The Academy Awards on February 26, 1942 were a different affair. Following the Japanese bombing of Pearl Harbour the previous December, the Academy wanted to show support for the war effort. The guests at the Biltmore Hotel that evening all paid to attend and proceeds went to the Red Cross.
Guests were also asked not to wear formal dress and the statuette that year (and all following until the end of the war) was made of plaster as the government needed all the metal for the war effort. The 14th Academy Award winner for Best picture that year was John Fords How Green Was My Valley, and the first award for a documentary was given to Churchill’s Island.
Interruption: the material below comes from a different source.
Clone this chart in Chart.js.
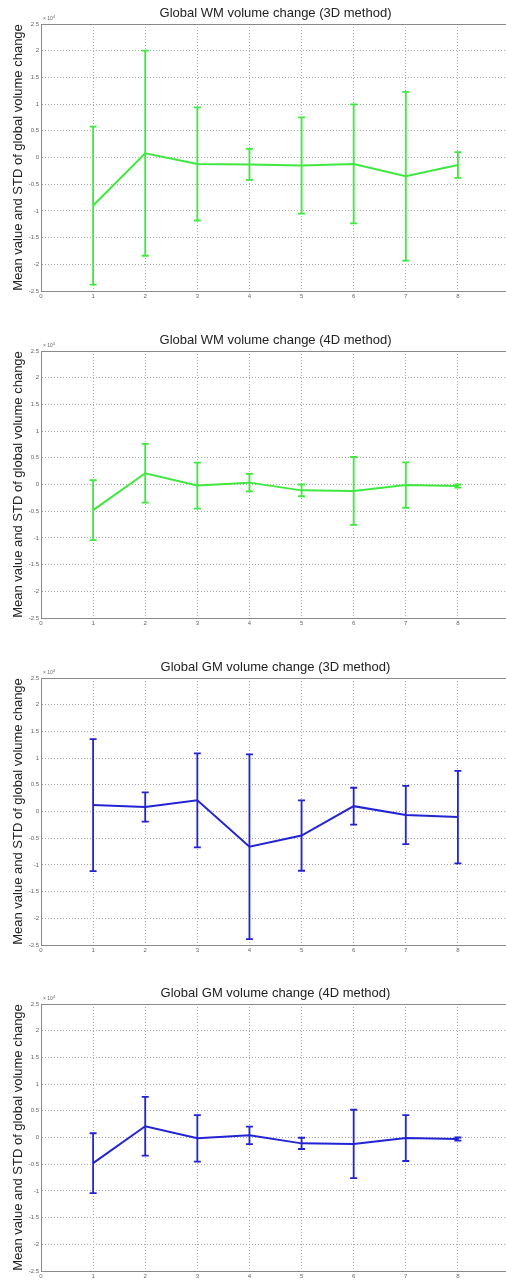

In March 1926 Hitchcock’s The Pleasure Garden was shown to British Press. At the time, Alfred Hitchcock was a promising art director and writer. Critics were shocked by the film; journalist Cedric Belfrage who wrote for Picturegoer wrote that “Hitchcock has such a complete grasp of all the different branches of film technique that the is able to take far more control of his production than the average director of four times his experience”.
During shooting of The Pleasure Garden, cinematographer Gaetano di Ventimi hid the camera underneath Hitchcock’s bunk as they wanted to avoid Italian duties. When it was found the unexposed film was confiscated and the crew had to buy new film to shoot on location, increasing the films budget. The confiscated film was returned later. Hitchcock became engaged to Alma Reville while filming.